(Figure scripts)
--- START ---

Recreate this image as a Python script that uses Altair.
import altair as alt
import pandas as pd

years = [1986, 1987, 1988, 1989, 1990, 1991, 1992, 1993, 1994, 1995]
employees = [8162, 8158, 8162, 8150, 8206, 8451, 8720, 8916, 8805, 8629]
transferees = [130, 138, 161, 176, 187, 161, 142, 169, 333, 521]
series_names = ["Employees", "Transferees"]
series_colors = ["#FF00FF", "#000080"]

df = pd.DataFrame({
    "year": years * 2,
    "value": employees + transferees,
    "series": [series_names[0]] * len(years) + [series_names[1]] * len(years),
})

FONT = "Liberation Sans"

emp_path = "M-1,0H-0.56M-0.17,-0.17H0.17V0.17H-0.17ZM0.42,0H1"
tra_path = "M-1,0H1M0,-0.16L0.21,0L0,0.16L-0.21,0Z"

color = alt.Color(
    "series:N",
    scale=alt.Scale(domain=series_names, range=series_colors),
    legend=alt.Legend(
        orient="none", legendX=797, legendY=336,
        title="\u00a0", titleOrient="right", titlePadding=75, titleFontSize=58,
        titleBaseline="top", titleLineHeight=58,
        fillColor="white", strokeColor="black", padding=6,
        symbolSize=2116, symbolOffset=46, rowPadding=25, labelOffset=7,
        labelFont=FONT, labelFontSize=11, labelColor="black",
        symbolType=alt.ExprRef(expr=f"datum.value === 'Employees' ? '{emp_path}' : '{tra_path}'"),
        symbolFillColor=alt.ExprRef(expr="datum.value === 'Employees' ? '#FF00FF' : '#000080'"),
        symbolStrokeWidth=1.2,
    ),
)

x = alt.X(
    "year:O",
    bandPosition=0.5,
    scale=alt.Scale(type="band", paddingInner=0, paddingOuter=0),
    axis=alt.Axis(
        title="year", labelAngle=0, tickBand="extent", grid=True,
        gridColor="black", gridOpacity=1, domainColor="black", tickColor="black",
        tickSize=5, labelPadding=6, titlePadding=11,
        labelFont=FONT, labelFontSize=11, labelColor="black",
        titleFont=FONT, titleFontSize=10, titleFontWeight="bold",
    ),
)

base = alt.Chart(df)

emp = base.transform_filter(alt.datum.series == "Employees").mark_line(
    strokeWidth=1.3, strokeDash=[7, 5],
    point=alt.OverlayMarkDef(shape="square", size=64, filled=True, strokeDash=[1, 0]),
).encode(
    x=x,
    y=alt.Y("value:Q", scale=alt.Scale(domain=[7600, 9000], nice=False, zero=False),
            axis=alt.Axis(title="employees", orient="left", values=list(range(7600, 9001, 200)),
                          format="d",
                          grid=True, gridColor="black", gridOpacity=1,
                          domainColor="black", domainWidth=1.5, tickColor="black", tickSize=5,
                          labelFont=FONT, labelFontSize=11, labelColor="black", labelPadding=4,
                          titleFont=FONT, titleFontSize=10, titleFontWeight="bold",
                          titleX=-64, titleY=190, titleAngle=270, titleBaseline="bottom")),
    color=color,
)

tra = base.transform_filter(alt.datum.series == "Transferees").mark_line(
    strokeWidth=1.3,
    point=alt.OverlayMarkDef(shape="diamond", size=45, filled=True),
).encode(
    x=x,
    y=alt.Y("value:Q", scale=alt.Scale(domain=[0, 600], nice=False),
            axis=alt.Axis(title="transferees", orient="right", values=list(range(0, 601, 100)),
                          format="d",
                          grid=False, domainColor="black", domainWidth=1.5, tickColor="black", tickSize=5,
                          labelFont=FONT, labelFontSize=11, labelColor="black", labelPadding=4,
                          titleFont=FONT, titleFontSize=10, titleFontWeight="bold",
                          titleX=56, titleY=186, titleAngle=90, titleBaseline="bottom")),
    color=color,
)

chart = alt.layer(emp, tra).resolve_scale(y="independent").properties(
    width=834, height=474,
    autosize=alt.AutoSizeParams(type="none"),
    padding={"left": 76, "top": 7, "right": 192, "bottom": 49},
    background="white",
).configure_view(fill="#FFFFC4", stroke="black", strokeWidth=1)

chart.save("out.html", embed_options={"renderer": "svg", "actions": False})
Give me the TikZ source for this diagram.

--- END ---

PROBLEM REQUIREMENTS: Lines holding the word "this" in the entries above are the ones to pull out. Copy them all.

PROBLEM SOLUTION:
Recreate this image as a Python script that uses Altair.
Give me the TikZ source for this diagram.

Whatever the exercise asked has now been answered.